Many eyebrows were raised, and pearls clutched, at House Rep. Emanuel Cleaver’s prayer at the recent opening of the 117th Congress, which concluded: “Amen and A-woman.” Some claimed this was a case of exaggerated political correctness. Linguist John McWhorter, however, states that this phrasing was rather a “kind of witticism,” and has actually been used for decades, going back to the 19th century.
This episode became a learning moment about the word “amen,” as many who thought it was of Latin origin discovered that amen passed into English from Hebrew.
This last point, of course, is not news to anyone at all familiar with Jewish liturgy. But much less clear is how should we, those faithful to the sacred Hebrew language, view such modification as used by Rep. Cleaver? Are Hebrew words porcelain figurines, placed carefully on a shelf, or instruments that can be taken apart and put together anew at need?
This debate, often called prescriptivism versus descriptivism, is waged by linguists the world over. Because of Hebrew’s stature as the “Holy Tongue” it has been at the center of such debates perhaps more intensely than other languages.
One example of this dispute can be found in the Middle Ages. The word teruma is a noun that appears frequently in the Bible. But while the biblical verb associated with this mitzva is herim (as in Exodus 35:24 – kol merim terumat kesef, “whoever donated [raised up] gifts of silver”), in the Talmudic period a new verb was formed from the biblical noun – taram. The advantage of a new verb was that the existing verb herim, unmoored from its connection to tithing, came to mean more generally “to lift,” while the new verb taram took the specific meaning “to donate.”
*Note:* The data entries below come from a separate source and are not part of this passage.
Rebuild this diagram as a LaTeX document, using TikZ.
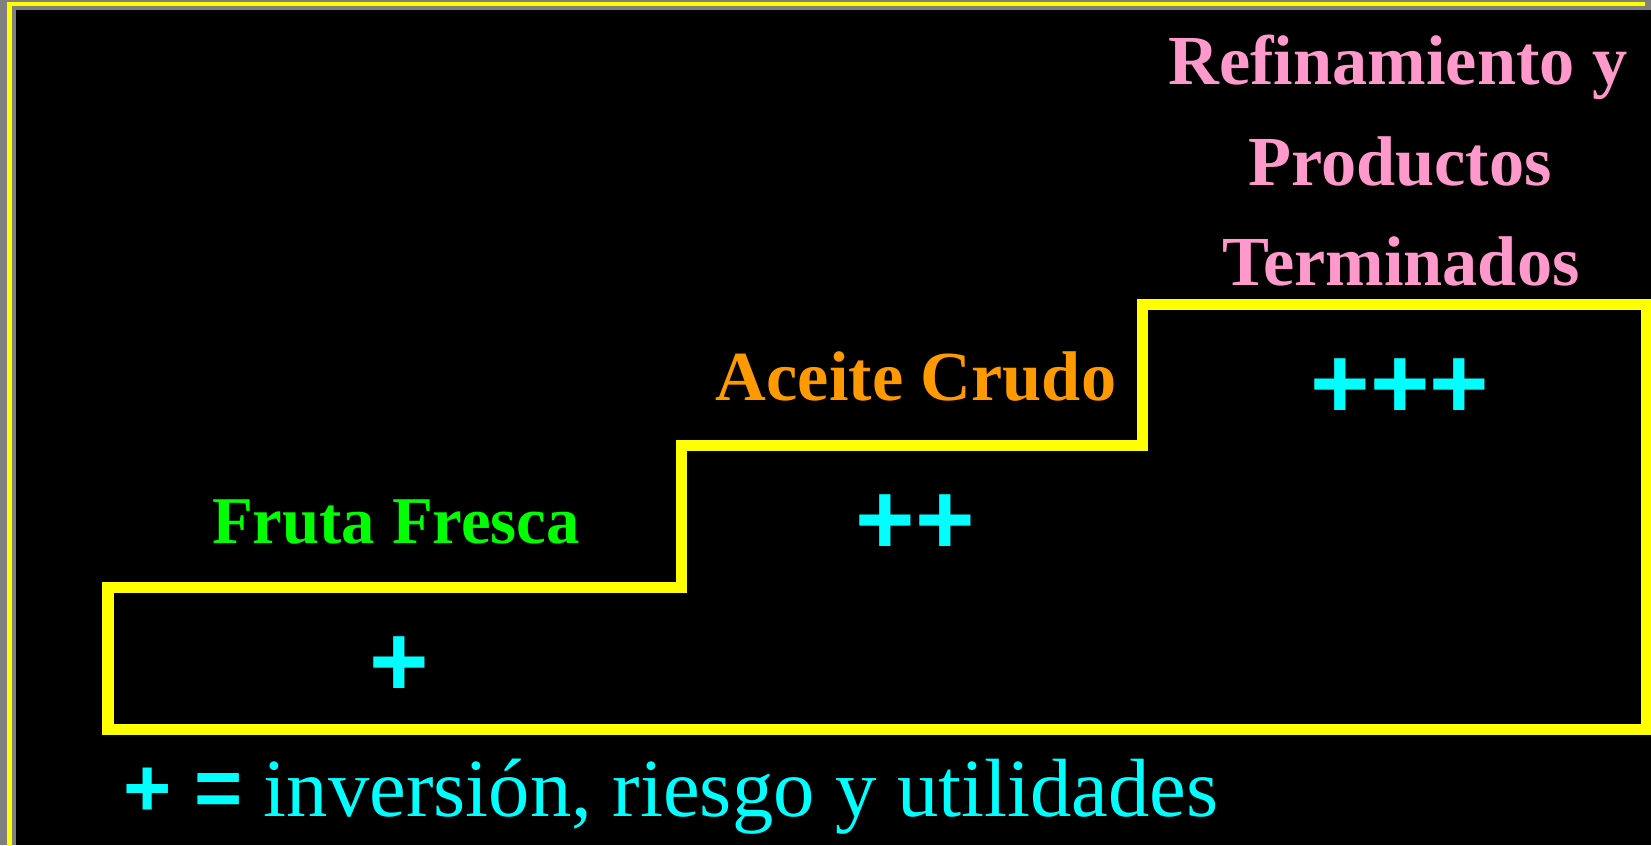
\documentclass[tikz,border=0pt]{standalone}
\usepackage{fontspec}
\setmainfont{Liberation Serif}
\newfontfamily\plusfont{Liberation Sans}
\definecolor{stepyellow}{RGB}{255,255,0}
\definecolor{pluscyan}{RGB}{0,255,255}
\definecolor{frutagreen}{RGB}{0,255,0}
\definecolor{aceiteorange}{RGB}{255,153,0}
\definecolor{refpink}{RGB}{255,153,204}
\definecolor{framegray}{RGB}{128,128,128}
\tikzset{
  steplabel/.style={anchor=base, inner sep=0pt, font=\bfseries\fontsize{20}{24}\selectfont},
  plusmark/.style={inner sep=0pt, text=pluscyan, font=\plusfont\bfseries\fontsize{29}{34}\selectfont},
}

\begin{document}
\begin{tikzpicture}[x=0.01cm, y=-0.01cm]
		%%%%% START %%%%%
		\useasboundingbox (0, 0) rectangle (1651, 845);
		\fill[framegray] (0, 0) rectangle (1651, 845);
		\fill[black] (16, 10) rectangle (1651, 845);
		\draw[stepyellow, line width=0.045cm] (9.5, 845) -- (9.5, 4) -- (1645, 4);
		
		% staircase
		\draw[stepyellow, line width=0.11cm, line join=miter]
			(108, 729) -- (108, 587) -- (681.5, 587) -- (681.5, 445.5)
			-- (1142.5, 445.5) -- (1142.5, 304.5) -- (1646.5, 304.5)
			-- (1646.5, 729) -- cycle;
		
		\node[steplabel, text=frutagreen, font=\bfseries\fontsize{19}{24}\selectfont] (fruta) at (396, 543) {Fruta Fresca};
		\node[steplabel, text=aceiteorange] (aceite) at (916, 400) {Aceite Crudo};
		\node[steplabel, text=refpink] (refin) at (1398, 84) {Refinamiento y};
		\node[steplabel, text=refpink] (productos) at (1400, 185) {Productos};
		\node[steplabel, text=refpink] (terminados) at (1401, 285) {Terminados};
		
		\node[plusmark] (plusone) at (399, 667) {+};
		\node[plusmark] (plustwo) at (915, 525) {++};
		\node[plusmark] (plusthree) at (1400, 389) {+++};
		
		\node[anchor=base west, inner sep=0pt, text=pluscyan, font=\fontsize{23.5}{28}\selectfont] (legend) at (123, 816)
			{{\plusfont\bfseries + =} inversión, riesgo y utilidades};
		%%%%% END %%%%%
\end{tikzpicture}
\end{document}
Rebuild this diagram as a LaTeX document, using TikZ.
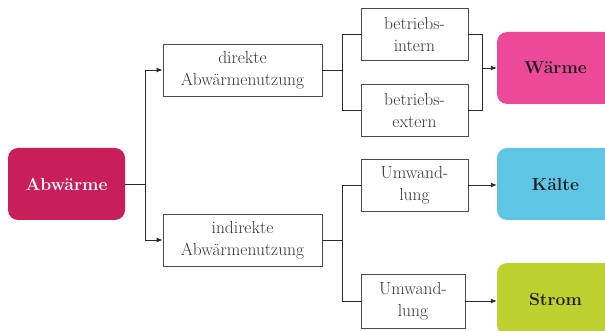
\documentclass[tikz,border=0pt]{standalone}
\usepackage{fontspec}
\usetikzlibrary{arrows.meta,calc}
\definecolor{cAbw}{HTML}{C81E5A}
\definecolor{cWarm}{HTML}{EC4A98}
\definecolor{cKalt}{HTML}{5EC6E4}
\definecolor{cStrom}{HTML}{BFD12F}
\definecolor{boxline}{HTML}{4A4A4A}
\definecolor{boxtext}{HTML}{363636}
\definecolor{linecol}{HTML}{2A2A2A}
\definecolor{goaltext}{HTML}{1E1E1E}
\begin{document}
\begin{tikzpicture}[x=1pt,y=-1pt,
  box/.style={draw=boxline, line width=0.9pt, fill=white, text=boxtext,
    align=center, inner sep=0pt, minimum height=52pt,
    font=\fontsize{17.5}{22}\selectfont},
  goal/.style={rounded corners=10pt, inner sep=0pt, minimum width=117pt,
    minimum height=72pt, text=goaltext,
    font=\fontsize{17.5}{21}\selectfont\bfseries},
  link/.style={draw=linecol, line width=0.9pt},
  arr/.style={link, -{Latex[length=6pt,width=5pt]}}]
\useasboundingbox (0,0) rectangle (605,331);
\clip (0,0) rectangle (605,331);

% source and targets
\node[goal, fill=cAbw, text=white] (abw) at (66.5,184) {Abwärme};
\node[goal, fill=cWarm] (waerme) at (555.5,68) {Wärme};
\node[goal, fill=cKalt] (kaelte) at (555.5,184) {Kälte};
\node[goal, fill=cStrom] (strom) at (555.5,299) {Strom};

% intermediate boxes
\node[box, minimum width=159pt] (dir) at (242.5,70) {direkte\\Abwärmenutzung};
\node[box, minimum width=159pt] (ind) at (242.5,240) {indirekte\\Abwärmenutzung};
\node[box, minimum width=107pt] (intern) at (414.5,34) {betriebs-\\intern};
\node[box, minimum width=107pt] (extern) at (414.5,110) {betriebs-\\extern};
\node[box, minimum width=107pt] (umw1) at (414.5,185) {Umwand-\\lung};
\node[box, minimum width=104pt, minimum height=54pt] (umw2) at (413,301) {Umwand-\\lung};

% Abwärme splits into direct and indirect use
\draw[link] (abw.east) -- ++(20,0) coordinate (j1);
\draw[arr] (j1) |- (dir.west);
\draw[arr] (j1) |- (ind.west);

% direct use: internal or external
\draw[link] (dir.east) -- ++(20,0) coordinate (j2);
\draw[link] (j2) |- (intern.west);
\draw[link] (j2) |- (extern.west);
\coordinate (j3) at ($(intern.east)+(14,0)$);
\draw[link] (intern.east) -- (j3) |- (extern.east);
\draw[arr] (j3 |- waerme.west) -- (waerme.west);

% indirect use: conversion to cold and power
\draw[link] (ind.east) -- ++(20,0) coordinate (j4);
\draw[link] (j4) |- (umw1.west);
\draw[link] (j4) |- (umw2.west);
\draw[arr] (umw1.east) -- (umw1.east -| kaelte.west);
\draw[arr] (umw2.east) -- (umw2.east -| strom.west);
\end{tikzpicture}
\end{document}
This linguistic innovation was not welcomed by all medieval scholars. For example, Menahem ben Saruk (920-970) objected to it in his early dictionary, the Mahberet. But Maimonides defended this kind of innovation, writing in the introduction to his commentary on Masekhet Terumot:
[The rabbis] said, throughout the Mishna, taram, ve-turam, ve-yitrom. But modern linguists have difficulties with this, saying that the real words are heyrim, meyrim, and yarim. There is really no difficulty, however. The basic expressions of every language always derive from what was spoken by the people of that language and what was heard from them. [In this case], these are without a doubt the Hebrews in their land, that is to say the Land of Israel – for from these people one hears taram and all the verbal conjugations derived from it. This then is a proof that [such a thing] is possible in this language, one of the terms proper to those in Hebrew. This should be your answer to anyone who thinks, according to the moderns, that the language of the Mishna is not eloquent, and that [the Rabbis of the Mishna] created verbal forms that are not correct by using some words and not others. This principle I have told you about is quite well-founded among all established scholars who discourse on general matters pertaining to all languages.
Maimonides’ arguments against linguistic purity apply just as much today as they did to the “modern linguists” of his time.
However, Rep. Cleaver’s “a-woman” was not a new coinage, but more a word-play or pun. Should that be considered acceptable use of the Hebrew language?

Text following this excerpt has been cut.